6. Conclusions & Recommendations: summarize the conclusion
and future improvement. Explain how did you solve the problem,
what problems were met? What did the results show? And how to
refine the proposed solution? You may organize ideas using lists
or numbered points, if appropriate, but avoid making your report
into a check-list or a series of encrypted notes
7. References: Every report needs references; in fact,
your failure to consult references for guidance may be considered
negligence. On the other hand, when you include sentences, photos,
drawings or figures from other sources in your report, the complete
reference must be cited. Failure to do so is plagiarism, an academic
infraction with serious consequences.
Project CD:
Before the presentation and in order to complete evaluating the
project, each team has to prepare a CD for the supervisor containing
all materials related to the project (complete documentation report
according to the course policy mentioned above + a well documented
source code and executable code with UserGuide that shows how
to install and use the developed software + all the software packages
used during the project development if any).
Project Grade:
The project weight is 20% of the total course grade. The
project grade will be calculated in a trial version of the Minesweepers:
Towards a Landmine-Free World robotic competition as follows:
- 8% Navigation and Detection
- 12% Localization and Mapping
Unmanned Vehicles Poster [1% Bonus- Optional]:
Unmanned vehicles are teleoperated or autonomous robots that operate
without an onboard human presence. Unmanned vehicles include unmanned
aerial vehicles (UAVs), unmanned ground vehicles (UGVs), unmanned
surface vehicles (USVs) and unmanned underwater vehicles (UUVs).

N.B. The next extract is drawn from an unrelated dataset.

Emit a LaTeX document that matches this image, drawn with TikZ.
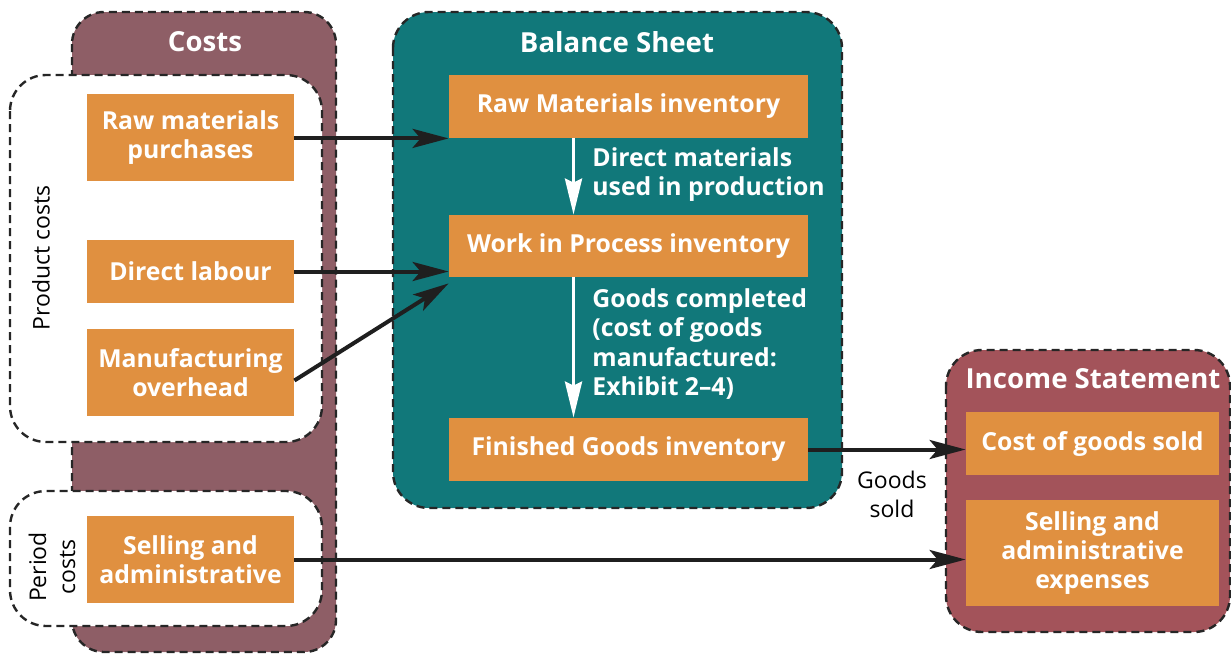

Climbing robots are also considered as unmanned vehicles. UXVs
can be used in many pertinent areas of industrial and commercial
importance such as search and rescue, security and surveillance,
humanitarian demining, environment monitoring, pipeline monitoring,
infrastructure health monitoring and glass-facades and solar panels
cleaning. Additional bonus will be given to if the team
prepares and submits a medium indoor color educational poster
(Hardcopy) with dimensions approximately 80x60cm that shows different
types of UGVs, UAVs, UUVs, USVs or climbing vehicles and their
applications. This poster should be illustrative and should contain the following:
- Title: telling others the title of the chosen category (UGVs, UAVs, UUVs, USVs or climbing vehicles), the people involved in the work and their affiliation and course information (code, title and instructor). Example of the title would be; Unmanned Aerial Vehicles: Types and Applications
- What is UGVs, UAVs, UUVs, USVs or climbing vehicles? showing the definition of the chosen category.
- Types: show the different types of the chosen category.
- Applications: section that shows the different civilian and military applications of the chosen category.
- References: a list of the used references
You MUST get an approval from the course instructor BEFORE printing the poster. Otherwise, the poster will NOT be accepted.